U.S. Income Tax: A Brief History
Often times as a financial planner I hear people giving the advice to “defer, defer, defer.” Upon examining clients’ portfolios, I see it a lot where there is a large part of it in tax-deferred assets. There is no doubt that some of the time, deferring can be a sound decision when it comes to wealth planning. But as we take a look at the history of U.S. income tax in the United States, deferring isn’t always the right strategy.
When we talk about the U.S. income tax we must examine “tax deferring,” we are talking about a strategy where you defer paying taxes on certain assets until a future date. A date where you would conceivably move from a higher tax bracket to a lower tax bracket. But as we take a look at the history of taxes, it is clear that the tax rate does not always move in a downward direction. Tax rates and tax brackets change over time. They sometimes go up, and sometimes they go down. This is why deferral is a risk – if you defer tax and the rates go down, it’s a win and you pay less tax. But if you defer and find yourself with a higher tax rate in the future, you lose. You will pay more than you would have had you not deferred.
The tax rate is divided into two categories – effective and marginal. The effective tax rate is the bracket in which your income falls. The marginal rate is tax paid on any amount of income that is above the largest tax bracket, i.e. tax rates go up to $450,000 income. Any amount you make more than that would be taxed at the marginal rate. Currently, any money taxed at the marginal rate is taxed at 39.6%, with an additional 3.8% Medicare taxes added. Any deductions you make occur in the marginal tax bracket.

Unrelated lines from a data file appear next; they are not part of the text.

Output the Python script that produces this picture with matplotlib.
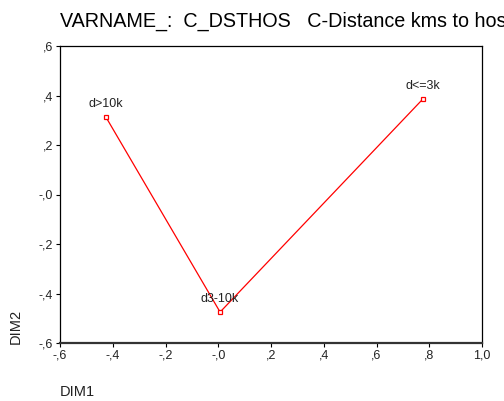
import matplotlib
matplotlib.use("Agg")
import matplotlib.pyplot as plt
from matplotlib.ticker import FixedLocator, FuncFormatter

plt.rcParams['font.family'] = ['Liberation Sans', 'DejaVu Sans']

# Category quantifications on the two dimensions
categories = ["d>10k", "d3-10k", "d<=3k"]
dim1 = [-0.426, 0.007, 0.776]
dim2 = [0.313, -0.475, 0.386]

x_ticks = [-0.6, -0.4, -0.2, 0.0, 0.2, 0.4, 0.6, 0.8, 1.0]
y_ticks = [-0.6, -0.4, -0.2, 0.0, 0.2, 0.4, 0.6]

title = "VARNAME_:  C_DSTHOS   C-Distance kms to hos"


def comma_fmt(v, pos=None):
    s = f"{abs(v):.1f}".replace(".", ",")
    if s.startswith("0,"):
        s = s[1:]
    sign = "-" if v < 0 or abs(v) < 1e-9 else ""
    return sign + s


W, H = 504, 401
fig = plt.figure(figsize=(W / 100, H / 100), dpi=100)
ax = fig.add_axes([60 / W, 1 - 343 / H, (482 - 60) / W, (343 - 46) / H])

ax.plot(dim1, dim2, color="red", linewidth=0.9, marker="s", markersize=3.5,
        markerfacecolor="white", markeredgecolor="red", markeredgewidth=0.9,
        zorder=3)
for name, x, y in zip(categories, dim1, dim2):
    ax.annotate(name, (x, y), xytext=(0, 5), textcoords="offset points",
                ha="center", va="bottom", fontsize=9, color="#222222")

ax.set_xlim(-0.6, 1.0)
ax.set_ylim(-0.6, 0.6)
ax.xaxis.set_major_locator(FixedLocator(x_ticks))
ax.yaxis.set_major_locator(FixedLocator(y_ticks))
ax.xaxis.set_major_formatter(FuncFormatter(comma_fmt))
ax.yaxis.set_major_formatter(FuncFormatter(comma_fmt))
ax.tick_params(direction="out", length=3, width=0.8, labelsize=9,
               colors="black", labelcolor="#222222", pad=2)

for side in ["left", "right", "top"]:
    ax.spines[side].set_linewidth(0.9)
ax.spines["bottom"].set_linewidth(1.6)
ax.spines["bottom"].set_color("#333333")

fig.text(60 / W, 1 - 21 / H, title, fontsize=14.2, ha="left", va="center",
         color="black")
fig.text(60 / W, 1 - 392 / H, "DIM1", fontsize=10.5, ha="left", va="center",
         color="#222222")
fig.text(16 / W, 1 - 344 / H, "DIM2", fontsize=10.5, rotation=90,
         ha="center", va="bottom", color="#222222")

fig.savefig("out.png", dpi=100)
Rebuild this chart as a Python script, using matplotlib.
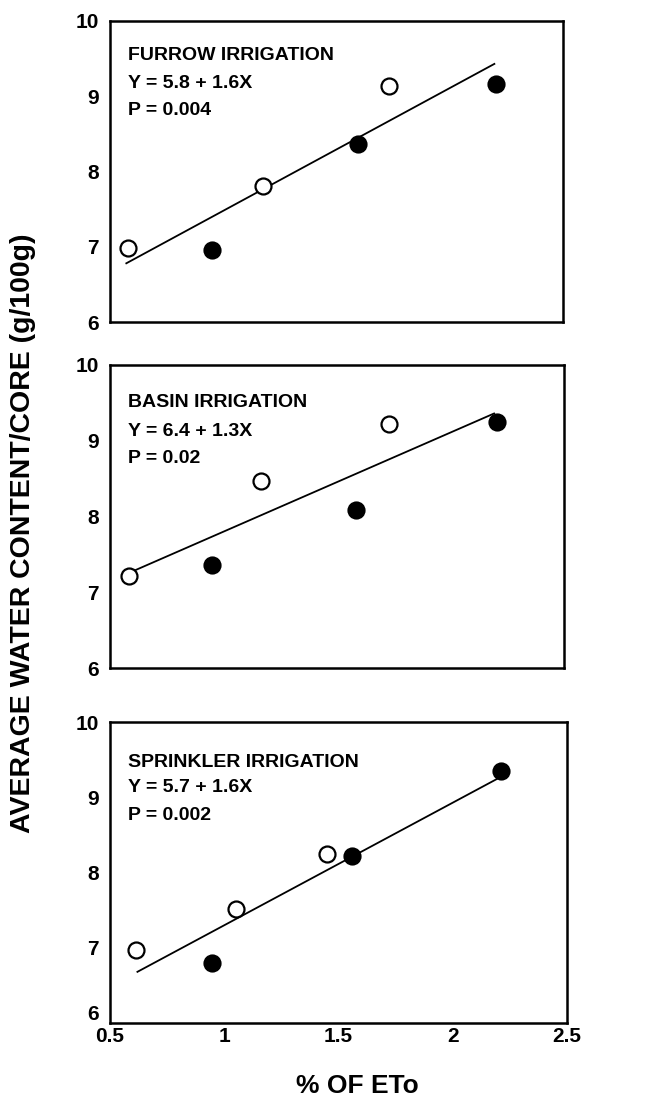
import matplotlib
matplotlib.use("Agg")
import matplotlib.pyplot as plt

plt.rcParams['font.family'] = ['Liberation Sans', 'DejaVu Sans']
plt.rcParams['font.weight'] = 'bold'

# ---- data ----
panel_titles = ["FURROW IRRIGATION", "BASIN IRRIGATION", "SPRINKLER IRRIGATION"]
panel_eqs = ["Y = 5.8 + 1.6X", "Y = 6.4 + 1.3X", "Y = 5.7 + 1.6X"]
panel_ps = ["P = 0.004", "P = 0.02", "P = 0.002"]

furrow_open_x = [0.58, 1.177, 1.733]
furrow_open_y = [6.98, 7.81, 9.14]
furrow_fill_x = [0.952, 1.594, 2.204]
furrow_fill_y = [6.96, 8.37, 9.16]
furrow_fit_x = [0.572, 2.197]
furrow_fit_y = [6.78, 9.43]

basin_open_x = [0.583, 1.164, 1.73]
basin_open_y = [7.21, 8.47, 9.22]
basin_fill_x = [0.95, 1.584, 2.204]
basin_fill_y = [7.36, 8.09, 9.25]
basin_fit_x = [0.595, 2.192]
basin_fit_y = [7.27, 9.36]

sprink_open_x = [0.612, 1.05, 1.448]
sprink_open_y = [6.97, 7.52, 8.24]
sprink_fill_x = [0.948, 1.561, 2.21]
sprink_fill_y = [6.80, 8.22, 9.35]
sprink_fit_x = [0.62, 2.21]
sprink_fit_y = [6.68, 9.27]

x_ticks = [0.5, 1, 1.5, 2, 2.5]
x_ticklabels = ["0.5", "1", "1.5", "2", "2.5"]
y_ticks = [6, 7, 8, 9, 10]
y_ticklabels = ["6", "7", "8", "9", "10"]

x_label = "% OF ETo"
y_label = "AVERAGE WATER CONTENT/CORE (g/100g)"

panels = [
    (furrow_open_x, furrow_open_y, furrow_fill_x, furrow_fill_y, furrow_fit_x, furrow_fit_y),
    (basin_open_x, basin_open_y, basin_fill_x, basin_fill_y, basin_fit_x, basin_fit_y),
    (sprink_open_x, sprink_open_y, sprink_fill_x, sprink_fill_y, sprink_fit_x, sprink_fit_y),
]

W, H = 645, 1097
fig = plt.figure(figsize=(W / 100, H / 100), dpi=100)

# axes boxes in pixels: (left, top, right, bottom)
boxes = [(110, 21, 563, 322), (110, 365, 564, 668), (110, 722, 567, 1023)]
text_rows = [(0.887, 0.794, 0.704), (0.875, 0.779, 0.693), (0.867, 0.781, 0.688)]

for i, (box, data) in enumerate(zip(boxes, panels)):
    l, t, r, b = box
    ax = fig.add_axes([l / W, 1 - b / H, (r - l) / W, (b - t) / H])
    ox, oy, fx, fy, lx, ly = data
    ax.plot(lx, ly, color='black', lw=1.3, zorder=2)
    ax.plot(ox, oy, 'o', ms=11.5, mfc='white', mec='black', mew=1.6, ls='none', zorder=3)
    ax.plot(fx, fy, 'o', ms=11.5, mfc='black', mec='black', mew=1.6, ls='none', zorder=3)
    ax.set_xlim(0.5, 2.5)
    ax.set_ylim(6, 10)
    ax.set_yticks(y_ticks)
    ax.set_xticks(x_ticks)
    if i == 2:
        ax.set_xticklabels(x_ticklabels, fontsize=15, fontweight='bold')
        # lowest y label drawn slightly raised so it only touches the x labels
        ax.set_yticklabels([""] + y_ticklabels[1:], fontsize=15, fontweight='bold')
        ax.annotate(y_ticklabels[0], xy=(0, y_ticks[0]), xycoords=('axes fraction', 'data'),
                    xytext=(-8, 6), textcoords='offset points', ha='right', va='center',
                    fontsize=15, fontweight='bold', annotation_clip=False)
    else:
        ax.set_yticklabels(y_ticklabels, fontsize=15, fontweight='bold')
        ax.set_xticklabels([])
    ax.tick_params(axis='y', length=0, pad=8)
    ax.tick_params(axis='x', length=0, pad=3)
    for s in ax.spines.values():
        s.set_linewidth(1.8)
    rows = text_rows[i]
    for txt, yy in zip((panel_titles[i], panel_eqs[i], panel_ps[i]), rows):
        ax.text(0.04, yy, txt, transform=ax.transAxes, fontsize=14,
                va='center', ha='left', fontweight='bold')

fig.text(23 / W, 1 - 533 / H, y_label, rotation=90, ha='center', va='center',
         fontsize=20.5, fontweight='bold')
fig.text(357 / W, 1 - 1086 / H, x_label, ha='center', va='center',
         fontsize=19, fontweight='bold')

fig.savefig("out.png", dpi=100)
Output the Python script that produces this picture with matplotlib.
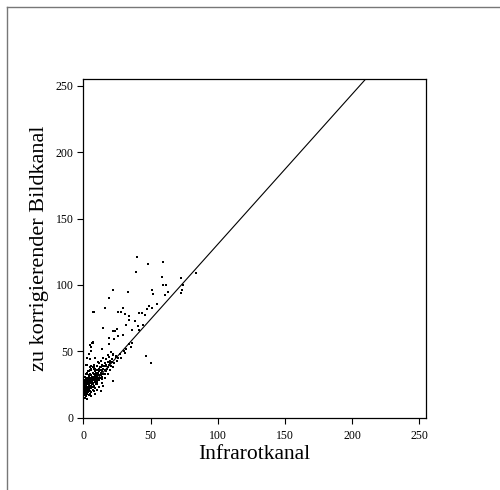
import matplotlib
matplotlib.use('Agg')
import matplotlib.pyplot as plt
from matplotlib.lines import Line2D

# Werte
infrarot = [
    # dichte Wolke nahe Ursprung
    1, 2, 3, 4, 1, 3, 5, 6,
    0.5, 1, 2, 2.5, 3, 4, 5, 6, 7, 8, 1.5, 0.5,
    0.5, 1, 2, 3, 3.5, 4, 5, 6, 7, 8, 9, 10, 2,
    0.5, 1, 2, 3, 4, 5, 6, 7, 8, 9, 10, 11, 12, 6, 3,
    1, 2, 4, 5, 6, 7, 8, 9, 10, 11, 12, 13, 14, 15, 3,
    4, 6, 7, 8, 9, 10, 11, 12, 13, 14, 15, 16, 17, 5,
    3, 6, 8, 10, 12, 14, 15, 16, 17, 18, 19, 20, 11,
    5, 9, 13, 15, 17, 19, 21, 22, 24, 25, 18, 23, 26,
    9, 10, 12, 14, 16, 18, 20, 22, 13, 15, 22.3,
    2, 3, 4, 6, 5, 7, 0.5, 1.5, 2.5, 4.5, 5.5, 6.5, 7.5, 8.5, 9.5, 11.5,
    1, 2, 3.5, 4.5, 5.5, 6.5, 7.5, 8.5, 9.5, 10.5, 11.5, 12.5, 13.5, 14.5,
    0.5, 1.5, 2.5, 3.5, 4.5, 5.5, 6.5, 7.5, 8.5, 9.5, 10.5, 11.5, 12.5,
    1.5, 2.5, 3.5, 4.5, 5.5, 6.5, 7.5, 8.5, 9.5, 10.5, 12, 13.5, 15.5, 16.5,
    0.5, 1, 1.5, 2, 3, 4, 2.5, 3.5, 5, 6, 7, 8, 9, 10,
    17.5, 18.5, 19.5, 20.5, 21.5, 16, 14, 12, 10.5, 27, 28, 30,
    # verstreute Punkte
    40.2, 59.5, 48.4, 39.2, 58.3, 72.7, 83.9, 59.1, 61.3, 74.4,
    73.2, 72.7, 51.1, 52.1, 63.2, 60.8, 33.0, 21.9, 18.9, 15.9,
    14.4, 55.1, 51.1, 49.1, 29.8, 25.8, 28.3, 31.3, 34.2, 41.7,
    43.9, 45.7, 47.2, 34.2, 38.5, 44.6, 40.9, 31.8, 36.5, 41.4,
    21.9, 23.4, 25.3, 25.6, 29.8, 19.3, 23.1, 13.7, 19.3, 34.2,
    36.0, 35.7, 31.8, 31.0, 46.7, 20.6, 22.3, 24.3, 50.4, 8.2,
    7.4, 6.7, 5.7, 7.4,
]
bildkanal = [
    15, 16, 14, 17, 18, 18, 18, 16,
    20, 21, 19, 22, 20, 21, 20, 19, 21, 20, 23, 24,
    25, 23, 24, 25, 23, 24, 26, 23, 25, 24, 22, 25, 26,
    27, 28, 29, 27, 28, 29, 27, 29, 28, 30, 27, 29, 28, 30, 30,
    31, 33, 31, 33, 32, 31, 33, 32, 31, 33, 32, 34, 31, 33, 34,
    35, 36, 34, 37, 35, 36, 34, 37, 36, 35, 37, 36, 35, 38,
    40, 39, 40, 39, 41, 40, 39, 41, 39, 42, 40, 41, 42,
    44, 45, 43, 45, 44, 46, 44, 47, 46, 43, 47, 41, 45,
    18, 21, 23, 26, 30, 33, 36, 38, 20, 24, 27.7,
    40, 45, 48, 50, 55, 56, 22, 26, 21, 27, 24, 28, 26, 31, 29, 30,
    17, 19, 19, 22, 22, 25, 23, 27, 25, 28, 30, 30, 32, 33,
    26, 27, 28, 26, 30, 28, 31, 30, 33, 34, 32, 36, 38,
    21, 23, 22, 25, 24, 27, 26, 29, 28, 31, 35, 38, 39, 40,
    19, 17, 22, 25, 29, 32, 33, 35, 36, 37, 38, 38, 37, 34,
    37, 38, 43, 39, 42, 33, 29, 29, 27, 48, 45, 50,
    121.3, 117.1, 115.8, 109.8, 106.3, 105.0, 108.8, 100.2, 100.2, 100.0,
    96.2, 94.2, 96.2, 93.2, 95.0, 92.5, 95.0, 96.2, 90.4, 82.4,
    67.8, 85.7, 82.4, 84.2, 82.9, 79.7, 79.9, 77.9, 76.6, 78.7,
    79.1, 77.2, 81.7, 73.6, 73.1, 69.9, 69.1, 69.9, 66.1, 66.1,
    65.3, 65.3, 66.6, 61.6, 62.3, 59.8, 59.3, 51.5, 55.3, 55.3,
    56.5, 53.0, 51.8, 48.5, 46.7, 49.7, 47.8, 46.5, 41.0, 79.9,
    79.9, 56.0, 53.5, 57.3,
]

# Regressionsgerade
achsenabschnitt = 17.5
steigung = 1.13
gerade_x = [0, (255 - achsenabschnitt) / steigung]
gerade_y = [achsenabschnitt + steigung * x for x in gerade_x]

ticks = [0, 50, 100, 150, 200, 250]

plt.rcParams['font.family'] = ['Liberation Serif', 'DejaVu Serif']

fig = plt.figure(figsize=(5, 4.9), dpi=100, facecolor='white')
ax = fig.add_axes([0.1667, 0.1476, 0.685, 0.691])

ax.scatter(infrarot, bildkanal, s=3.0, marker='s', color='black', linewidths=0)
ax.plot(gerade_x, gerade_y, color='black', linewidth=0.8)

ax.set_xlim(0, 255)
ax.set_ylim(0, 255)
ax.set_xticks(ticks)
ax.set_yticks(ticks)
ax.tick_params(direction='out', length=4, width=0.8, labelsize=8.5, pad=3,
               top=False, right=False)
ax.tick_params(axis='x', pad=5)
for sp in ax.spines.values():
    sp.set_linewidth(0.9)

ax.set_xlabel('Infrarotkanal', fontsize=15.5, labelpad=2)
ax.set_ylabel('zu korrigierender Bildkanal', fontsize=16, labelpad=5)

# Rahmen der gescannten Seite
fig.add_artist(Line2D([0.0146, 0.0146], [0.0, 0.985], transform=fig.transFigure,
                      color='#777777', linewidth=1))
fig.add_artist(Line2D([0.0146, 1.0], [0.985, 0.985], transform=fig.transFigure,
                      color='#777777', linewidth=1))

fig.savefig('out.png', dpi=100, facecolor='white')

There are many sources of tax for the government. It includes payroll taxes such as Medicare, FICA, Social Security, and self-employment tax. And there is also income tax and corporate income tax. Historically, payroll taxes have consistently increased as a tax source. In contrast, income tax amounts have fluctuated, and corporate tax has gone down.
History of U.S. Income Tax
Taxes first showed up in the US in 1861, when Abraham Lincoln ordered any income over $800 to be taxed at 3%. The intent was to collect money to help pay the debt from the American Civil War. Conceivably, once the war debt was repaid, taxation would stop. But we all know that did not happen.
In 1916, the 16th Amendment was written, giving Congress the power to tax any and all income they saw fit. The tax rate in that year was 7%. By 1919, the marginal tax rate was up to 78%, and in 1946, it went all the way to 94%, where it stayed for the next 25 or so years. In the Reagan era, the marginal rate lowered to 28%, and it now rests at 39.6%. As you can see, the marginal rate has had its ups and downs. When it comes to deferral, timing is everything.
It’s important to understand the history of the U.S. income tax. Taxes are one of the foremost factors putting pressure on our wealth. Tax codes and rates are always changing.
- count on tax rates staying the same or going down
- count on the threshold in any tax bracket staying the same
- depend on those itemized deductions we all love so much
- rely on getting a break for medical expenses, state and local tax credit, real estate taxes, interest, or charitable donations
The government has the power to lower these amounts or phase them out completely. This is why deferral should not be a go-to strategy when it comes to wealth planning. Consider it carefully after examining all aspects and goals of your wealth plan.